Start GIVEN RECORDS

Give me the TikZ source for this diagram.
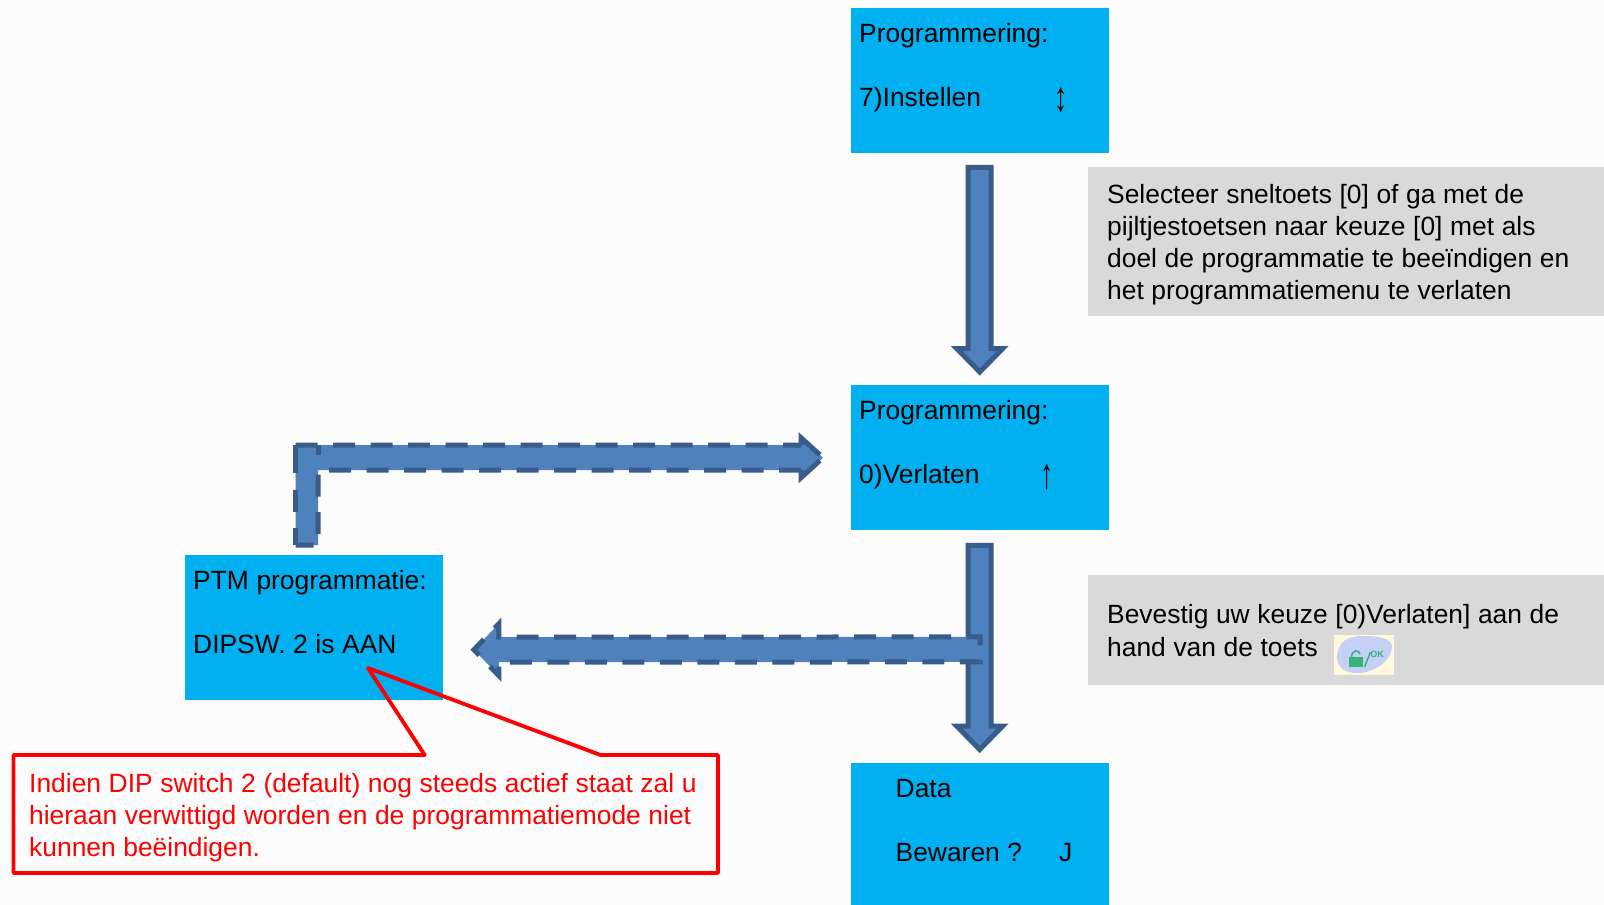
\documentclass[tikz,border=0pt]{standalone}
\usepackage{fontspec}
\usepackage{graphicx}
\setmainfont{Liberation Sans}
\usetikzlibrary{calc}
\definecolor{pagebg}{HTML}{FCFCFD}
\definecolor{lcdblue}{HTML}{00B0F0}
\definecolor{notegrey}{HTML}{D9D9D9}
\definecolor{arrowfill}{HTML}{4F81BD}
\definecolor{arrowline}{HTML}{385D8A}
\definecolor{keyyellow}{HTML}{FFF8DC}
\definecolor{keyblue}{HTML}{C4D0F6}
\definecolor{keygreen}{HTML}{35B57A}
\newcommand{\blockdown}[2]{%
  \draw[blockarrow] ($(#1)+(-11.5,0)$) -- ($(#1)+(11.5,0)$) -- ($(#2)+(11.5,-23.5)$)
    -- ($(#2)+(23,-23.5)$) -- (#2) -- ($(#2)+(-23,-23.5)$) -- ($(#2)+(-11.5,-23.5)$) -- cycle;}
\newcommand{\tallglyph}[1]{\smash{\raisebox{-5pt}{\scalebox{1}[1.6]{#1}}}}
\newcommand{\diagramfont}{\fontsize{26.4}{32}\selectfont}
\newcommand{\tightwords}{\setlength{\spaceskip}{7.6pt}}
\tikzset{
  txt/.style={font=\diagramfont},
  lcd/.style={txt,fill=lcdblue,anchor=north west,minimum width=258pt,minimum height=145pt,
    text width=242pt,inner xsep=8pt,inner ysep=0pt,align=left},
  note/.style={txt,fill=notegrey,anchor=north west,minimum width=516pt,
    text width=478pt,inner xsep=19pt,inner ysep=0pt,align=left},
  blockarrow/.style={fill=arrowfill,draw=arrowline,line width=5pt,miter limit=10},
  dashedblock/.style={blockarrow,dash pattern=on 22pt off 15.5pt},
  dashedstroke/.style={draw=arrowline,line width=5pt,dash pattern=on 22pt off 15.5pt},
  headstroke/.style={draw=arrowline,line width=5pt,dash pattern=on 33pt off 40pt},
  redline/.style={draw=red,line width=3.8pt,line join=round}
}
\begin{document}
\begin{tikzpicture}[x=1pt,y=-1pt]
\useasboundingbox (0,0) rectangle (1604,905);
\fill[pagebg] (0,0) rectangle (1604,905);

\node[lcd] (box1) at (851,8) {\tightwords Programmering:\\\mbox{}\\\makebox[195.6pt][l]{7)Instellen}\tallglyph{↕}\\\mbox{}};
\node[lcd] (box2) at (851,385) {\tightwords Programmering:\\\mbox{}\\\makebox[181pt][l]{0)Verlaten}\tallglyph{↑}\\\mbox{}};
\node[lcd] (box3) at (851,763) {\tightwords\rule{0pt}{19.5pt}\hspace*{36.5pt}Data\\\mbox{}\\\hspace*{36.5pt}\makebox[163.5pt][l]{Bewaren ?}J\\\mbox{}};
\node[lcd] (ptm) at (185,555) {\tightwords PTM programmatie:\\\mbox{}\\DIPSW. 2 is AAN\\\mbox{}};

\node[note,minimum height=148.5pt] (note1) at (1088,167) {\tightwords\rule{0pt}{25.3pt}Selecteer sneltoets [0] of ga met de\\pijltjestoetsen naar keuze [0] met als\\doel de programmatie te beeïndigen en\\het programmatiemenu te verlaten};
\node[note,minimum height=110pt] (note2) at (1088,575) {\tightwords Bevestig uw keuze [0)Verlaten] aan de\\[1pt]hand van de toets};

% key icon
\fill[keyyellow] (1334,635) rectangle (1394,675);
\fill[keyblue] (1337,656) .. controls (1338,640) and (1350,636) .. (1362,636)
  .. controls (1378,636) and (1393,638) .. (1392,648)
  .. controls (1391,660) and (1375,673) .. (1358,673)
  .. controls (1345,673) and (1337,668) .. (1337,656) -- cycle;
\fill[keygreen] (1349,657) rectangle (1362.5,667);
\draw[keygreen,line width=1.6pt] (1351.5,657) .. controls (1351.5,650) and (1359,649) .. (1360,654);
\draw[keygreen,line width=1.4pt] (1364.5,667) -- (1370.5,652);
\node[text=keygreen,font=\fontsize{9}{9}\selectfont\bfseries,inner sep=0pt] (keylabel) at (1377,654) {OK};

% block arrows
\coordinate (a1s) at ($(box1.south)+(-0.5,14)$);
\coordinate (a1e) at ($(box2.north)+(-0.5,-13)$);
\coordinate (a2s) at ($(box2.south)+(-0.5,15)$);
\coordinate (a2e) at ($(box3.north)+(-0.5,-13.5)$);
\blockdown{a1s}{a1e}
\blockdown{a2s}{a2e}

% bent dashed arrow from PTM box to box2
\coordinate (b1tip) at ($(box2.west)+(-28,0)$);
\coordinate (b1tail) at ($(ptm.north)+(-7.25,-10)$);
\fill[arrowfill]
  ($(b1tail)+(-11.25,-100)$) -- ($(b1tip)+(-22,-12.5)$) -- ($(b1tip)+(-22,-20)$) -- (b1tip)
  -- ($(b1tip)+(-22,20)$) -- ($(b1tip)+(-22,12.5)$) -- ($(b1tail)+(11.25,-75)$)
  -- ($(b1tail)+(11.25,0)$) -- ($(b1tail)+(-11.25,0)$) -- cycle;
\draw[dashedstroke]
  ($(b1tail)+(-11.25,-100)$) -- ($(b1tip)+(-22,-12.5)$);
\draw[headstroke] ($(b1tip)+(-22,-12.5)$) -- ($(b1tip)+(-22,-20)$) -- (b1tip);
\draw[headstroke] ($(b1tip)+(-22,12.5)$) -- ($(b1tip)+(-22,20)$) -- (b1tip);
\draw[dashedstroke]
  ($(b1tip)+(-22,12.5)$) -- ($(b1tail)+(11.25,-75)$) -- ($(b1tail)+(11.25,0)$) -- ($(b1tail)+(-11.25,0)$);
\draw[dashedstroke,dash pattern=on 28pt off 17pt on 22pt off 16pt on 18pt off 1pt]
  ($(b1tail)+(-11.25,-100)$) -- ($(b1tail)+(-11.25,0)$);
\draw[draw=arrowline,line width=5pt] ($(b1tail)+(11.25,-100)$) -- ($(b1tail)+(11.25,-90)$);

% dashed arrow from main flow to PTM box
\coordinate (b2tip) at ($(ptm.east)+(30.5,22)$);
\coordinate (b2tail) at ($(box2.south)+(0,119)$);
\draw[dashedblock]
  ($(b2tail)+(0,-4)$) -- ($(b2tail)+(0,-12.5)$) -- ($(b2tip)+(25,-12.5)$) -- ($(b2tip)+(25,-26)$)
  -- (b2tip) -- ($(b2tip)+(25,26)$) -- ($(b2tip)+(25,12.5)$) -- ($(b2tail)+(0,12.5)$) -- cycle;

% red callout
\draw[redline] (13.5,755) -- (424.7,755) -- (368,668) -- (600.5,755) -- (718,755)
  -- (718,873) -- (13.5,873) -- cycle;
\node[txt,text=red,anchor=north west,inner sep=0pt,text width=680pt,align=left] (callout) at (29,773)
  {\tightwords Indien DIP switch 2 (default) nog steeds actief staat zal u\\hieraan verwittigd worden en de programmatiemode niet\\kunnen beëindigen.};
\end{tikzpicture}
\end{document}
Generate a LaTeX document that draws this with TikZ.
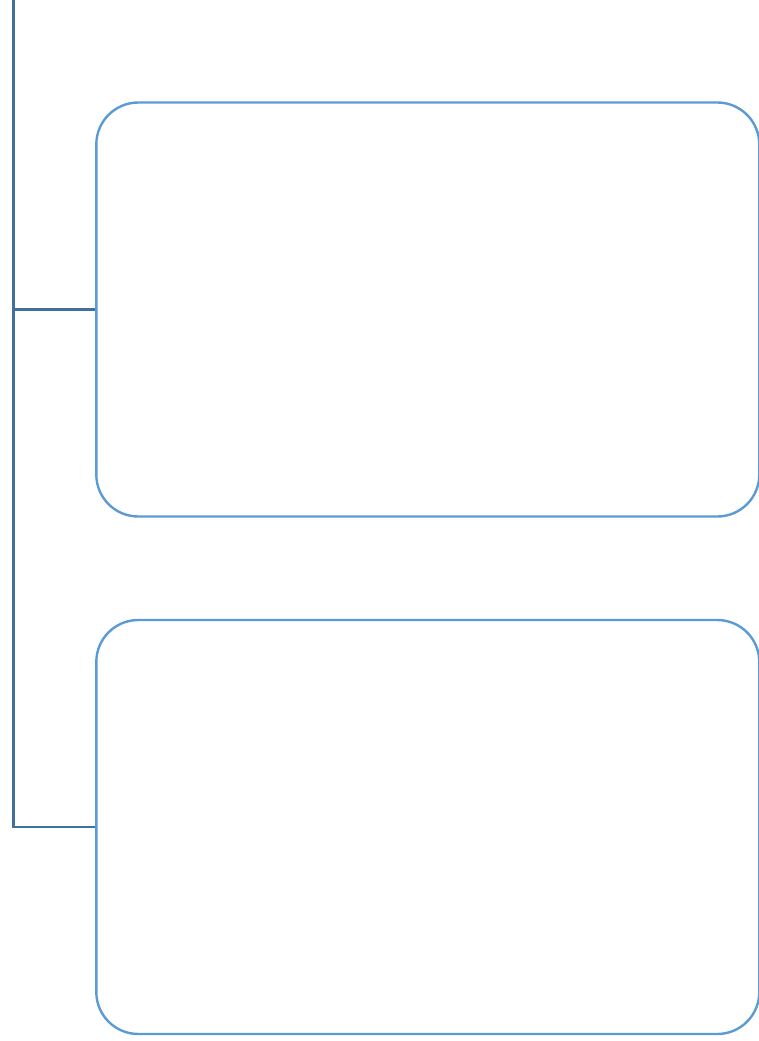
\documentclass[tikz,border=0pt]{standalone}
\begin{document}
\begin{tikzpicture}[x=1pt,y=-1pt,
  boxstyle/.style={draw=boxblue,line width=2.4pt,rounded corners=42pt,rectangle,inner sep=0pt,minimum width=663pt,minimum height=414pt},
  linkstyle/.style={draw=linkblue,line width=2.4pt}]
\definecolor{boxblue}{HTML}{5B9BD5}
\definecolor{linkblue}{HTML}{41719C}
\useasboundingbox (0,0) rectangle (759,1041);
\node[boxstyle] (b1) at (427.8,309.5) {};
\node[boxstyle] (b2) at (427.8,827) {};
\coordinate (top) at (13.5,-2);
\coordinate (j1) at (13.5,309.5);
\coordinate (j2) at (13.5,827);
\draw[linkstyle] (top) -- (j2) -- (b2.west);
\draw[linkstyle] (j1) -- (b1.west);
\end{tikzpicture}
\end{document}
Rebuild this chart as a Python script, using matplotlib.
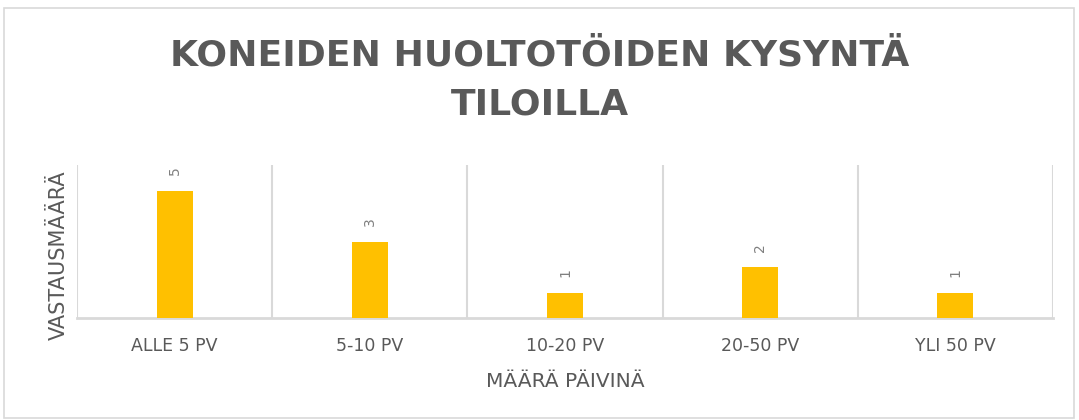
import matplotlib.pyplot as plt
import numpy as np
from matplotlib.patches import Rectangle

# Data
categories = ["ALLE 5 PV", "5-10 PV", "10-20 PV", "20-50 PV", "YLI 50 PV"]
counts = [5, 3, 1, 2, 1]

title = "KONEIDEN HUOLTOTÖIDEN KYSYNTÄ\nTILOILLA"
xlabel = "MÄÄRÄ PÄIVINÄ"
ylabel = "VASTAUSMÄÄRÄ"

text_color = "#595959"
grid_color = "#d9d9d9"
bar_color = "#ffc000"

plt.rcParams['font.family'] = ['DejaVu Sans']

fig = plt.figure(figsize=(10.79, 4.20), dpi=100)
ax = fig.add_axes([77 / 1079, 1 - 318 / 420, (1053 - 77) / 1079, (318 - 165) / 420])

x = np.arange(len(categories))
bars = ax.bar(x, counts, width=0.185, color=bar_color, zorder=3)

for rect, v in zip(bars, counts):
    ax.annotate(str(v), (rect.get_x() + rect.get_width() / 2, rect.get_height()),
                xytext=(0, 11), textcoords="offset points", ha="center", va="bottom",
                rotation=90, fontsize=10, color="#7f7f7f")

ax.set_xlim(-0.5, len(categories) - 0.5)
ax.set_ylim(0, 6)
ax.set_xticks(x)
ax.set_xticklabels(categories, fontsize=12.5, color=text_color)
ax.set_xticks(np.arange(-0.5, len(categories)), minor=True)
ax.set_yticks([])
ax.tick_params(axis="x", which="both", length=0, pad=14)
ax.grid(axis="x", which="minor", color=grid_color, linewidth=1.5, zorder=0)
for side in ["top", "left", "right"]:
    ax.spines[side].set_visible(False)
ax.spines["bottom"].set_color(grid_color)
ax.spines["bottom"].set_linewidth(2)

ax.set_xlabel(xlabel, fontsize=14.5, color=text_color, labelpad=12)
ax.set_ylabel(ylabel, fontsize=15, color=text_color)
ax.yaxis.set_label_coords(-0.008, 0.41)

fig.text(0.5, 1 - 80 / 420, title, ha="center", va="center", fontsize=26,
         fontweight="bold", color=text_color, linespacing=1.55)

# chart border
fig.patches.append(Rectangle((4 / 1079, 2 / 420), 1070 / 1079, 410 / 420,
                             transform=fig.transFigure, fill=False,
                             edgecolor=grid_color, linewidth=1.2))

fig.savefig("out.png", dpi=100)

End GIVEN RECORDS

SET TASK: Above are some entries; copy exactly the lines from the line with "Rebuild this chart" through the line with "bars = ax.bar(x, counts, width=0.185, color=bar_color, zorder=3)", both included, but none of the pictures.

TASK RESPONSE:
Rebuild this chart as a Python script, using matplotlib.
import matplotlib.pyplot as plt
import numpy as np
from matplotlib.patches import Rectangle

# Data
categories = ["ALLE 5 PV", "5-10 PV", "10-20 PV", "20-50 PV", "YLI 50 PV"]
counts = [5, 3, 1, 2, 1]

title = "KONEIDEN HUOLTOTÖIDEN KYSYNTÄ\nTILOILLA"
xlabel = "MÄÄRÄ PÄIVINÄ"
ylabel = "VASTAUSMÄÄRÄ"

text_color = "#595959"
grid_color = "#d9d9d9"
bar_color = "#ffc000"

plt.rcParams['font.family'] = ['DejaVu Sans']

fig = plt.figure(figsize=(10.79, 4.20), dpi=100)
ax = fig.add_axes([77 / 1079, 1 - 318 / 420, (1053 - 77) / 1079, (318 - 165) / 420])

x = np.arange(len(categories))
bars = ax.bar(x, counts, width=0.185, color=bar_color, zorder=3)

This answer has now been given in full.